BTW. once you go synthetic, YOU CAN GO BACK.



UHHHH. oil is oil. right? no. well, yes. in a sense of a few viscosity points, it is all similar. you can switch the weight of your oil, so why couldn't you switch the type?



i tell you, everyone has opinions, and mine is indefferent. i can not tell you the temp differences in the different oils, but what my above write up meant was that SYNTHETICS BURN QUICKER THAN A STANDARD MINERAL OIL. THAT'S THAT. i just got tired of worrying about when i was going to need to add half of a quart or so...



i will definately be using royal purple over the winter, simply because it is thinner, and won't be as hard on the engine. i use a thicker mineral oil in the summer and change it every 2000~ miles or so......



louis

Jims5543 10-07-2002 08:47 PM

I bought the royal purple at a local speed shop and it was $6 a quart.



My buddy owns a 10 minute oil change and put it in for me for free (free filter too!)



I do not daily drive my car I race it. I have put a total of 900 miles on it in the last 4 months.



I change my dino-oil every 1000 miles. I hope to keep the synthetic in for 2000 miles with a filter change at 1000 miles. That will last me over 8 months.



I did notice the engine temp was very slightly lower than normal during spirited driving.



I will be Autocrossing in 2 weeks that will be the real test.
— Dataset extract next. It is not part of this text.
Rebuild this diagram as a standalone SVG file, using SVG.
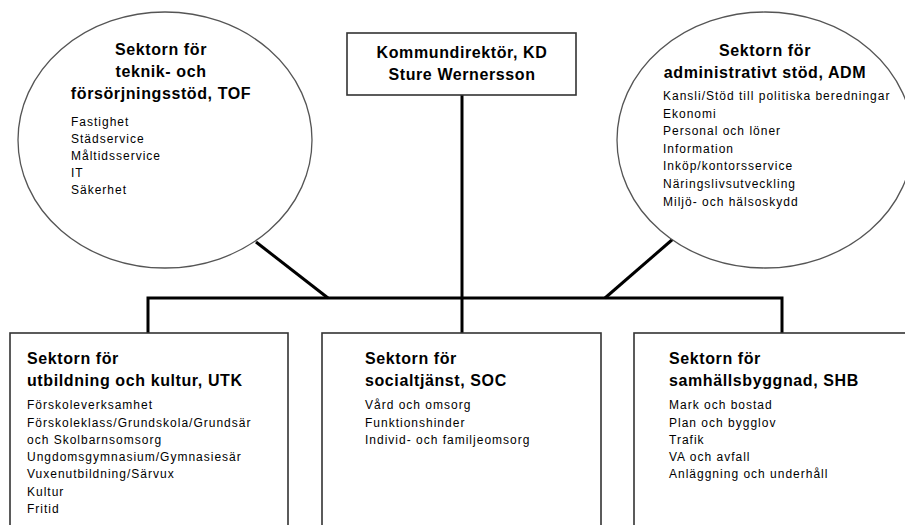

My engine temps tend to climb during a 40 sec. run. But.. I am beating the living **** out of the car. You might think you drive hard on the street, I used to think so too, if you have never Autocrossed you have no clue how hard you push your car.



I need new brake fluid after 900 miles if that gives you an idea of the beating. And my dino-oil looks like it has 5000 miles on it after that same 900 miles.



Thanks 9BASE3 for your input. Oil consumption is not an issue with me.





One last note. If you even have the tiniest oil leak on your engine it will be 10X worse with synthetic. My oil pressure sending unit leaks I ordered a new one due in on friday that is my only leak and I noticed it had a lot more oil on it than usual at the end of today.

9BASE3 10-09-2002 10:36 AM

I watched something on speedvision the other day... They DYNO'ed a stock ss camaro at like 302hp. THey changed the fluids to Royal purple and dyno'ed at over 310.